Archive for November, 2008

Facts about life insurance ?

Friday, November 21st, 2008

Some unit-linked plans have, however, introduced guarantees. Normally these involve a special fund which allows the company to guarantee a value at retirement age and hence an actual pension. Such guarantees are no different from the non­profit ones discussed earlier, and may be useful at ages close to retirement.

The unit-linked plans involve charges expressed slightly differently from unit-linked life insurance policies. The initial charge on units is normally 5% but may be higher, and the annual charge is between 1.5 % and 1 %. Many plans, however, also involve the allocation of capital units in the first one, two or three years, embodying an extra management charge of 3% or more.

As previously mentioned, this is not a once-for-all charge; it is an annual charge and means that 3% (or whatever) of the value of the relevant units will be deducted by the company each year the plan is in force. This can add up to a substantial amount over a long-term pension plan. The reason capital units are used is that under a personal pension plan the company is unable to make deductions from the fund if the plan is stopped by the plan holder (in the case of the life insurance contract it can do so via the surrender value). So to take account of “lapses” the company has to build into its charges an element that will recoup its costs. Nevertheless, some companies do not use capital units on personal pension plans, and their plans can often offer better value (capital units are not allocated when unit-linked funds are used on a single-premium basis).

At maturity, the unit-linked plan holder has the option of converting all his units into an annuity, in which case he gets a fixed level income for life (though he may also, if he takes a slightly lower annuity, have a guarantee that it will be payable for a minimum of 5 or 10 years whether he lives or not) or of keeping the units and drawing off an annual pension by selling some each year.

Tell me more about unit linked life insurance polices ?
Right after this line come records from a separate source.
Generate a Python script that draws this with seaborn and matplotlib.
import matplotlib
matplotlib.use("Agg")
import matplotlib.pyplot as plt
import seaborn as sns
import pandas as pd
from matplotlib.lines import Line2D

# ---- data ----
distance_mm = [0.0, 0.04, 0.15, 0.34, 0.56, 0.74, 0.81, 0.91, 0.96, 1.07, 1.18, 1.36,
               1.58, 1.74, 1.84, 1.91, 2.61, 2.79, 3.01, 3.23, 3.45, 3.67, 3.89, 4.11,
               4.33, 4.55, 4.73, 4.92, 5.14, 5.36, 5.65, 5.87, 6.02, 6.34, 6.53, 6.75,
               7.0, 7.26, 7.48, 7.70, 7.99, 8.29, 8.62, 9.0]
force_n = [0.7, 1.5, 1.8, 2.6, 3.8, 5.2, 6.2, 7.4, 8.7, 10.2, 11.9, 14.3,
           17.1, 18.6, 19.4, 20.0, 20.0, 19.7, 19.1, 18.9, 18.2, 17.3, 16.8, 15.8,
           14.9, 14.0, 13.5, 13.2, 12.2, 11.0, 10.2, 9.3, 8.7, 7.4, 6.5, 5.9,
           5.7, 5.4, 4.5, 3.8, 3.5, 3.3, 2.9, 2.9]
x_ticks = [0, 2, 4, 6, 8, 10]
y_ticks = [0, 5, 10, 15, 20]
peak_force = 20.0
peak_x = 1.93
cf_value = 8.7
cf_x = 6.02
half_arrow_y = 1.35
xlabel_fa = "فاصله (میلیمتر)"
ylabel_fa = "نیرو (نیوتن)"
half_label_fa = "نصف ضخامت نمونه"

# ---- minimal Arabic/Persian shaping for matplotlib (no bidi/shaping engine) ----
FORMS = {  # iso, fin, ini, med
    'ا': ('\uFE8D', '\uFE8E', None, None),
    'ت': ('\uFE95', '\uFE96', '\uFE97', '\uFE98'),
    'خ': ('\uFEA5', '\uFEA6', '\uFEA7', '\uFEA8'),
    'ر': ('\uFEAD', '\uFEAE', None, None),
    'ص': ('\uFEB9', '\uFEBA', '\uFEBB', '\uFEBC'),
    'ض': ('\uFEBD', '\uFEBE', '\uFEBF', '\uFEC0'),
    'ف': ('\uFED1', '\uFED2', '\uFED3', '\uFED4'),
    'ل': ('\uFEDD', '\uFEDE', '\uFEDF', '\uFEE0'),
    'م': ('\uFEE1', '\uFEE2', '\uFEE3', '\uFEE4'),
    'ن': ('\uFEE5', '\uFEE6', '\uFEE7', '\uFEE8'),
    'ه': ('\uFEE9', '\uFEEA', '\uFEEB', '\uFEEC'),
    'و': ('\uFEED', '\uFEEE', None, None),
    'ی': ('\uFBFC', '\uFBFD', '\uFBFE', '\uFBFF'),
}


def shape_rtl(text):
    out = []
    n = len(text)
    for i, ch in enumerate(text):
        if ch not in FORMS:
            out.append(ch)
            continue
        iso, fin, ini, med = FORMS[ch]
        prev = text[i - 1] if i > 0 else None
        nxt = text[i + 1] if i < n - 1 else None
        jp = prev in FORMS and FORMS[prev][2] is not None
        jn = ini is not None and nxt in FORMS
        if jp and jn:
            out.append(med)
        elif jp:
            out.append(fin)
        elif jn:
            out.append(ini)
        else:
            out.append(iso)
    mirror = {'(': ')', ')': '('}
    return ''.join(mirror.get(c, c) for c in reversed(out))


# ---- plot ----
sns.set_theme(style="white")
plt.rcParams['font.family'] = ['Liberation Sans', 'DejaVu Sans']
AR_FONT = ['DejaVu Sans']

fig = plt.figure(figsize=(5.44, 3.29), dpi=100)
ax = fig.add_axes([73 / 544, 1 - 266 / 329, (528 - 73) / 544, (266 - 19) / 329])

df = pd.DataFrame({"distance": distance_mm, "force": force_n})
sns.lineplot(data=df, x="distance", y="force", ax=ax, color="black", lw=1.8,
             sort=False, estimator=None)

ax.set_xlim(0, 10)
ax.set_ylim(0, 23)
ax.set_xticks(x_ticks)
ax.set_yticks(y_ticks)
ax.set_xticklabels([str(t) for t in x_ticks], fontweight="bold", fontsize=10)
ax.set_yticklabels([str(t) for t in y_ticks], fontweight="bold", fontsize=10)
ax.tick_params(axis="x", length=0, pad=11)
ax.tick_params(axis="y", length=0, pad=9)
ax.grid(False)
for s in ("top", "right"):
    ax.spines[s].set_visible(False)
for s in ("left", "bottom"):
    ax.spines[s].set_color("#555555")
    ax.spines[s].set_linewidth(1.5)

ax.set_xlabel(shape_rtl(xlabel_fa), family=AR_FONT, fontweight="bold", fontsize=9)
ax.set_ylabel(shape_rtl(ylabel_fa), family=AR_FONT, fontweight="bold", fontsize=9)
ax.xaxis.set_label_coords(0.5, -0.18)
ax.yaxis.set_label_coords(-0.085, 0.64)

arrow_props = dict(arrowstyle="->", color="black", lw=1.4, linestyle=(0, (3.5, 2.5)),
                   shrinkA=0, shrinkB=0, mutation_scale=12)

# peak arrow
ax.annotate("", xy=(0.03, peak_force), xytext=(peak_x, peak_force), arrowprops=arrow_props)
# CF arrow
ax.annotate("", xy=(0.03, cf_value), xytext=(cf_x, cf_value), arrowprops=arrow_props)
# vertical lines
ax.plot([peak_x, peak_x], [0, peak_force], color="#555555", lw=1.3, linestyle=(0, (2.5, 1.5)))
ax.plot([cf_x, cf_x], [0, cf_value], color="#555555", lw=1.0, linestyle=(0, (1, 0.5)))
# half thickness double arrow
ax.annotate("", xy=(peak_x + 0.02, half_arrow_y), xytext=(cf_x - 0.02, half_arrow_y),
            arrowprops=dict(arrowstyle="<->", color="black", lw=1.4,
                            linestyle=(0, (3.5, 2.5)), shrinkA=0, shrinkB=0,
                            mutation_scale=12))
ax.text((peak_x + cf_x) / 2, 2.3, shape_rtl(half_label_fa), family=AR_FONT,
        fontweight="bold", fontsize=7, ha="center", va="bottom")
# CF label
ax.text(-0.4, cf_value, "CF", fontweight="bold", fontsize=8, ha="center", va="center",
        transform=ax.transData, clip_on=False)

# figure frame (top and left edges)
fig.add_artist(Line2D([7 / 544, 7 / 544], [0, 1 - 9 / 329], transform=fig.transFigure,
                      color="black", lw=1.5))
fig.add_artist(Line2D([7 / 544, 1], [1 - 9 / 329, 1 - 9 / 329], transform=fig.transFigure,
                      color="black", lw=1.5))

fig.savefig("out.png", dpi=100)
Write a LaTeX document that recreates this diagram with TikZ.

Friday, November 14th, 2008

Generally, unit-linked policies are aimed at producing investment gains and are designed for the investor who wants to accumulate capital over a period of several years. The level of life insurance cover per £ of premium is so much lower than that on term assurance that unit-linked policies are not suitable for providing family protection. Salesmen sometimes present packages con­sisting of a unit-linked policy and term assurance, which they try to sell on the basis of security and investment. Such packages should be examined carefully, both from the point of view of how the benefits compare with your needs and from the cost angle.

 

The investment attractions of the unit-linked life insurance policy can easily be demonstrated. Imagine you agree to pay a £l0 - a ­month premium on a unit-linked policy. The life insurance company may deduct £1 to provide life insurance cover to meet its expenses. The other £9 is invested in units. The price of these units embodies a further charge because there is a disparity of about 5% between the offer price and the bid price (the price at which the company will buy back the units when the policy matures). So the amount actually invested in the fund on your behalf would be £8.55. You can get tax relief on each premium at 17.5%, so that the net cost of each £10 premium is only £8.25. Your £10 a month is therefore buying you more investments than your net monthly outlay.

 

Most life insurance policies incorporate a more complicated charges structure. However charges are levied, the final value of the life insurance policy at maturity is determined by the growth in the value of the units. This depends partly on the skill of the investment managers but is determined to a larger extent by trends in the economy and the financial markets. Estimates of growth in unit value are always used in estimating maturity values for unit-linked insurance; it is important to remember that, just as reversionary bonus rates are never guaranteed, so neither are estimated growth rates.

How to plan your life insurance ?

Friday, November 7th, 2008

The actual operation of a modern life insurance company is extremely complex, involving all the aids of modern technology and especially, of course, the computer. But the essential principle is simple. Let us assume that we were planning a scheme whereby 1,000 men all aged 45 would agree to pay into a common fund each year of their lives enough to pay out £1,000 to the dependants of any of them who died during any year. It is possible to determine fairly precisely just how many of the 1,000 will die in any year. To provide the £4,000 necessary to meet the claims of the dependants that are each of the original 1,000 would have to pay £4.

 

But if we continue in this way, deriving the premium from the year’s actual mortality each of them will have to pay in over £21 to meet the outgoings, since their income would quite probably be falling just as the contributions rose, such a scheme would be extremely unattractive.

 

What the founders of life insurance discovered, however, was that with a lot of mathematical calculation and a little guesswork, they could work out a premium rate which each of the 1,000 would agree to pay throughout their lives in return for the guarantee that all claims would be met when they fall due. The annual premium is far higher than the payments required in the early years of the “pay-as-you-go” scheme, because a reserve is being accumulated in the early years which will cover the excess of claims over premiums in the later ones. The fund is investing the surplus of the early years at interest to build up reserves which will meet future claims.

 

To devise such a system requires two principle calculations:

•1.      The mortality rate

The mortality rate determines how much it is likely to be required each year to meet claims.

 

•2.      The interest rate

The interest rate is needed to work out how much the premium can be reduced to allow for the effect of accumulation or reserves ands interest.